Back and exhausted on Monday night after a gruelling week, I was straight out of the house after the briefest of stops to do some work with the guitarist from my new funk band. After the Festival Hall last Wednesday and Anghiari over the weekend I was sufficiently behind on my funk homework to be worried.
As it happened, our mini-session turned out to be fine, and my sight-reading stood me in good stead as we romped through more sunny classics from the seventies and eighties. I’ve played with enough ok bands in my time to know what a good one feels like, and this feels right. The music is sheer joy as well.
Mainly, though, I shall be catching my breath this week and then using the next three emptyish weeks to get some solid writing done. There are three pieces on the board, none of which is significantly advanced, so I need to make hay while the sun shines.

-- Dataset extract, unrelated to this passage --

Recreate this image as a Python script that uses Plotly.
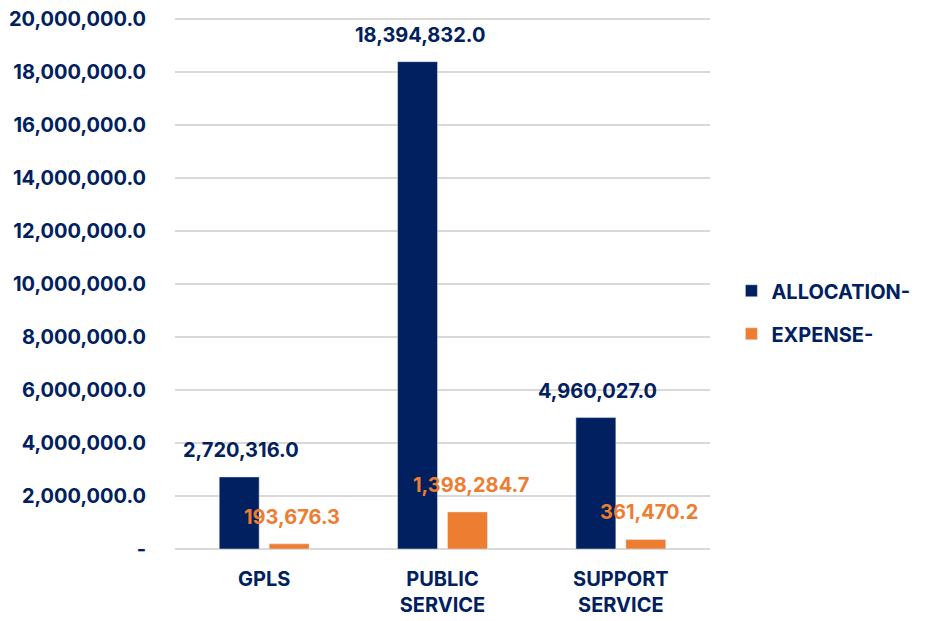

The Anghiari performance on Sunday evening was a reminder of what music-making can really be about, the communication of ideas from composer to audience via conductor and choir in the most profound fashion, a focus of shared thought and action to bring out good things.
We would do well to remember that in these troubled times. After the concert I was approached by a stern-faced lady in the audience, and I expected to hear something about the lighting or sound not being right. Not so. This lady’s mother had died that very morning and the performance had brought her space and comfort. It reminded me of Clifford Curzon’s remark that music is consolation for life.